Widodo kembali menegaskan jika status bebas bersyarat yang diberikan pemerintah terhadap Urip sudah sesuai perundangan yang berlaku. Sebab, pemberian remisi mengacu pada PP No 28 tahun 2006 tersebut.
Urip yang merupakan mantan Jaksa di Kejaksaan Agung terjerat kasus suap. Dia menerima uang dari Atalita Suryani atas perkara yang ditanganinya. Majelis Hakim menyatakan Urip bersalah dan diganjar hukuman 20 tahun penjara.
Pemberian status bebas bersyarat ini disesalkan banyak pihak pegiat anti korupsi. Bahkan, Komisi Pemberantasan Korupsi juga kecewa atas pemberian status bebas bersyarat bagi Urip.
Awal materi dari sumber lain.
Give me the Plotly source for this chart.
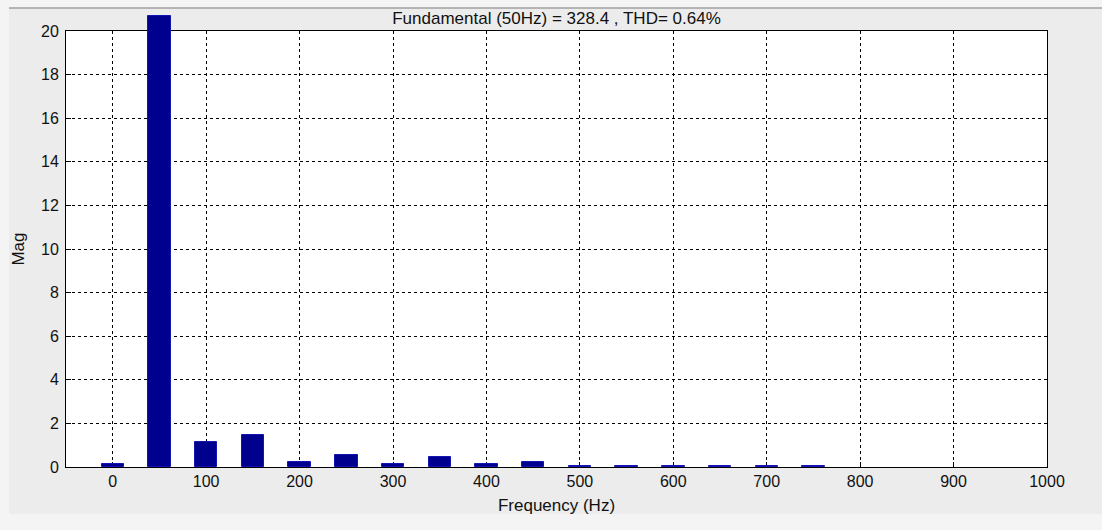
import plotly.graph_objects as go

freq_hz = [0, 50, 100, 150, 200, 250, 300, 350, 400, 450, 500, 550, 600, 650, 700, 750]
magnitude = [0.12, 20.7, 1.15, 1.45, 0.25, 0.54, 0.12, 0.47, 0.12, 0.25, 0.05, 0.05, 0.05, 0.04, 0.04, 0.04]
x_ticks = [0, 100, 200, 300, 400, 500, 600, 700, 800, 900, 1000]
y_ticks = [0, 2, 4, 6, 8, 10, 12, 14, 16, 18, 20]
title_text = "Fundamental (50Hz) = 328.4 , THD= 0.64%"

FONT = "Liberation Sans, Arial, Helvetica, sans-serif"
TXT = "#111111"

W, H = 1102, 530
M_L, M_R, M_T, M_B = 66, 55, 14, 63
plot_w = W - M_L - M_R
plot_h = H - M_T - M_B            # total height available for the bar overlay
axes_h = 467 - 31                 # height of the framed axes box
frac = axes_h / plot_h


def px_x(p):
    return (p - M_L) / plot_w


def px_y(p):
    return (H - M_B - p) / plot_h


fig = go.Figure()
# invisible trace so the framed axes subplot (x / y) gets drawn
fig.add_trace(go.Scatter(
    x=freq_hz, y=magnitude, mode="none", xaxis="x", yaxis="y",
    showlegend=False, hoverinfo="skip",
))
# bars live on an overlay subplot whose scale matches the framed axes but reaches higher
fig.add_trace(go.Bar(
    x=freq_hz, y=magnitude, width=24, xaxis="x2", yaxis="y2",
    marker=dict(color="#00008f", line=dict(color="#1414b4", width=1)),
    showlegend=False, hoverinfo="x+y",
))

axis_common = dict(
    showline=True, linecolor="black", linewidth=1, mirror=True,
    showgrid=True, gridcolor="black", gridwidth=1, griddash="3px,3px",
    ticks="inside", ticklen=5, tickcolor="black",
    zeroline=False, automargin=False,
    tickfont=dict(family=FONT, size=16, color=TXT),
)

fig.update_layout(
    width=W, height=H,
    paper_bgcolor="#f4f4f4", plot_bgcolor="rgba(0,0,0,0)",
    margin=dict(l=M_L, r=M_R, t=M_T, b=M_B, autoexpand=False),
    font=dict(family=FONT, size=16, color=TXT),
    title=dict(text=title_text, x=(66 + 1047) / 2 / W, xanchor="center",
               y=1 - 18 / H, yanchor="middle", yref="container", automargin=False,
               font=dict(family=FONT, size=17, color=TXT)),
    xaxis=dict(range=[-50, 1000], domain=[0, 1], anchor="y",
               tickvals=x_ticks, ticktext=[str(v) for v in x_ticks],
               title=dict(text="Frequency (Hz)", standoff=9,
                          font=dict(family=FONT, size=17, color=TXT)),
               **axis_common),
    yaxis=dict(range=[0, 20], domain=[0, frac], anchor="x",
               tickvals=y_ticks, ticktext=[str(v) for v in y_ticks],
               ticklabelstandoff=3,
               title=dict(text="Mag", standoff=12,
                          font=dict(family=FONT, size=17, color=TXT)),
               **axis_common),
    xaxis2=dict(range=[-50, 1000], domain=[0, 1], anchor="y2", visible=False),
    yaxis2=dict(range=[0, 20 / frac], domain=[0, 1], anchor="x2", visible=False),
    bargap=0,
)

# window panel background
fig.add_shape(type="rect", xref="paper", yref="paper",
              x0=px_x(9), x1=px_x(W), y0=px_y(514), y1=px_y(8),
              fillcolor="#ececec", line=dict(width=0), layer="below")
# white axes background (below gridlines)
fig.add_shape(type="rect", xref="x domain", yref="y domain", x0=0, x1=1, y0=0, y1=1,
              fillcolor="white", line=dict(width=0), layer="below")
# thin frame line at top of window
fig.add_shape(type="line", xref="paper", yref="paper", x0=px_x(9), x1=px_x(W),
              y0=px_y(8), y1=px_y(8), line=dict(color="#a0a0a0", width=1.5))

fig.write_html("out.html", config={"displayModeBar": False},
               post_script="document.body.style.margin='0';")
Komisi Pemberantasan Korupsi (KPK) menganggap pemberian status bebas bersyarat Ditjen Pemasyarakatan (Ditjen Pas) terhadap mantan Jaksa Urip Tri Gunawan sebagai preseden buruk kedepan terhadap penegakan hukum.
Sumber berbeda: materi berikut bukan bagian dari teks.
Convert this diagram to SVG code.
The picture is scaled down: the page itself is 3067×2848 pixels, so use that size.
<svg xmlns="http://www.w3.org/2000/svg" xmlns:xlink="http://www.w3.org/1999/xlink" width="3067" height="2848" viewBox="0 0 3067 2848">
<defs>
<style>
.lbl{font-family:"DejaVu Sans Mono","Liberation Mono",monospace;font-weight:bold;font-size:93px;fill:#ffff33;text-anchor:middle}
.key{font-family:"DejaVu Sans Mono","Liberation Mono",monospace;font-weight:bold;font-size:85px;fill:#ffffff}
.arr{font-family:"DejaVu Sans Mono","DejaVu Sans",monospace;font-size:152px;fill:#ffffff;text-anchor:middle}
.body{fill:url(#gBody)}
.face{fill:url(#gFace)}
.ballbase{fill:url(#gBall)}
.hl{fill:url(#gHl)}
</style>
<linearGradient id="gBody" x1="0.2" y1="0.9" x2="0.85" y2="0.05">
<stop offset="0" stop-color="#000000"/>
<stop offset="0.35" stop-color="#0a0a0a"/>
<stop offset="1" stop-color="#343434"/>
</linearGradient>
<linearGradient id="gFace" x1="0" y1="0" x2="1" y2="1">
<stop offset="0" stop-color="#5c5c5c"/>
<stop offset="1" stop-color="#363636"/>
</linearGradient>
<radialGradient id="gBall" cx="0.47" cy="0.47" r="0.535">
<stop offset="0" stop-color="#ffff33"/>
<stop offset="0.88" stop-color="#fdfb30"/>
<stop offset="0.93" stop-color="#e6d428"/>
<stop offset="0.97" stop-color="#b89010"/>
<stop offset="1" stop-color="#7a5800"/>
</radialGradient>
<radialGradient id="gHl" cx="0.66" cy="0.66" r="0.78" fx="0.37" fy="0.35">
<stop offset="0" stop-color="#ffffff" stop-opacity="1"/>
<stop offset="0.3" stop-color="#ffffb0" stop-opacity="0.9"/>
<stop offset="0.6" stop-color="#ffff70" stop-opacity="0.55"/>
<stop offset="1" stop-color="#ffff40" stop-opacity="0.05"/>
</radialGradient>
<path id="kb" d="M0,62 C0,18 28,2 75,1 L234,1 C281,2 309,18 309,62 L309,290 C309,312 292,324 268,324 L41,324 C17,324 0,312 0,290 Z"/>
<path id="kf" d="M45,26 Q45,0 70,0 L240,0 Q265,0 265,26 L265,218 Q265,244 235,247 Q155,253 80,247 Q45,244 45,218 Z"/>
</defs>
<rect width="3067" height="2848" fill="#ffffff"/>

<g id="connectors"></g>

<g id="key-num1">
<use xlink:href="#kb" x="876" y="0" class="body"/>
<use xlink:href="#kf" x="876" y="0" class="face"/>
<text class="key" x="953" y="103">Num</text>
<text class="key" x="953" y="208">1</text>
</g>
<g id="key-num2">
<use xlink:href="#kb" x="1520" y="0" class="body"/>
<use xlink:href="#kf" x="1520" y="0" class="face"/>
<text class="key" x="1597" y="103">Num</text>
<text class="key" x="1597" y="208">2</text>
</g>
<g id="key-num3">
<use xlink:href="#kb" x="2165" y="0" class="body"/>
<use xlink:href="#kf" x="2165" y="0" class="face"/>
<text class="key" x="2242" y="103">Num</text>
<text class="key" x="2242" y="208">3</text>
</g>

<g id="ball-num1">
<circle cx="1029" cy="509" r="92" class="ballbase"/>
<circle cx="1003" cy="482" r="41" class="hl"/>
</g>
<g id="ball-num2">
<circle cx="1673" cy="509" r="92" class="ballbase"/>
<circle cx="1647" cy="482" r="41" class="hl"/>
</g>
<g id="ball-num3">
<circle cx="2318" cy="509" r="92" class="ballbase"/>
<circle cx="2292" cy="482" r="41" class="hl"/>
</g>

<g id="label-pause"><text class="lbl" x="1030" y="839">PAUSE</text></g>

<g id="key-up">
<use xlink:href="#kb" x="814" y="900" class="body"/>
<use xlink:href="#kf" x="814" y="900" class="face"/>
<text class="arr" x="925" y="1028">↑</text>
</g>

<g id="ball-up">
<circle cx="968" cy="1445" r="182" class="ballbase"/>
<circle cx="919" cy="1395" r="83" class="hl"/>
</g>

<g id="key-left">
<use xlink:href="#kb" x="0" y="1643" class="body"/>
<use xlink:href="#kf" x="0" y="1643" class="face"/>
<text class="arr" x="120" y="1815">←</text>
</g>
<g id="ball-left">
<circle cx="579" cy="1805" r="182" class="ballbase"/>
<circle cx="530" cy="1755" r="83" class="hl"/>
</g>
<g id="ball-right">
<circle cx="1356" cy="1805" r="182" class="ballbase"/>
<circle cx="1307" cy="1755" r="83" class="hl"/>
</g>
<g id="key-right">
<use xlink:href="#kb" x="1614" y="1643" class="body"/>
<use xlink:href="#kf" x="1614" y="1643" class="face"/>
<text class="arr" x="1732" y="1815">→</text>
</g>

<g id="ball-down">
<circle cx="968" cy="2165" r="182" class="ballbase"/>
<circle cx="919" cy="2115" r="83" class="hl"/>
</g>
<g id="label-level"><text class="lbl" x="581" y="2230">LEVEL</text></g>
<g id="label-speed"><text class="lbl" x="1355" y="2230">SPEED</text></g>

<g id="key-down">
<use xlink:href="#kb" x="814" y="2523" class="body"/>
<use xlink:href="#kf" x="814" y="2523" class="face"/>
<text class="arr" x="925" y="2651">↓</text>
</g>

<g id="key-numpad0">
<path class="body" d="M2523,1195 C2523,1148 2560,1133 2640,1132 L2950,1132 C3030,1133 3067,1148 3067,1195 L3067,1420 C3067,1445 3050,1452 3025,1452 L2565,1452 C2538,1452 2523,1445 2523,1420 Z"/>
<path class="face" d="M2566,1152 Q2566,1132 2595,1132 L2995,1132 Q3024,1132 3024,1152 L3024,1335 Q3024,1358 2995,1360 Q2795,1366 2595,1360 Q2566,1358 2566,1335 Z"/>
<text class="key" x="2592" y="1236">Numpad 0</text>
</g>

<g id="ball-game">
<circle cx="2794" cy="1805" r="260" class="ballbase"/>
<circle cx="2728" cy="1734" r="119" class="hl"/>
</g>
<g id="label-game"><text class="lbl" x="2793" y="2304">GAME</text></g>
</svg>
Juru Bicara KPK, Febri Diansyah, menganggap pemberian status bebas bersyarat Ditjen Pemasyarakatan (Ditjen Pas) terhadap mantan Jaksa Urip Tri Gunawan sebagai preseden buruk kedepan terhadap penegakan hukum.
"Dan yang pasti terkait dengan pembebasan bersyarat ini dapat menjadi preseden yang tidak baik kedepan kalau diteruskan dengan pemberian-pemberian remisi atau pembebasan bersayarat," kata Febri saat dikonfirmasi, Selasa 16 Mei 2017.
Meskipun terdapat aturan didalam Undang-Undang yang mengatur 2/3 masa tahanan, namun, kata Febri, dalam Peraturan Pemerintah (PP) 99 terdapat kekhususan atau keseriusan untuk melakukan pemberantasan korupsi.
"Sehingga bukan ketentuan minimal yang diambil. Karena kalau kita baca Undang-Undang, 2/3 menjalani masa pidana tersebut adalah ketentuan yang minimal," jelasnya.
"Jadi tidak harus 2/3 menjalani masa pidana kemudian harus dibebaskan karena ada syarat-syarat yang lain, konsen-konsen lain yang perlu juga diperhatikan," imbuh Febri.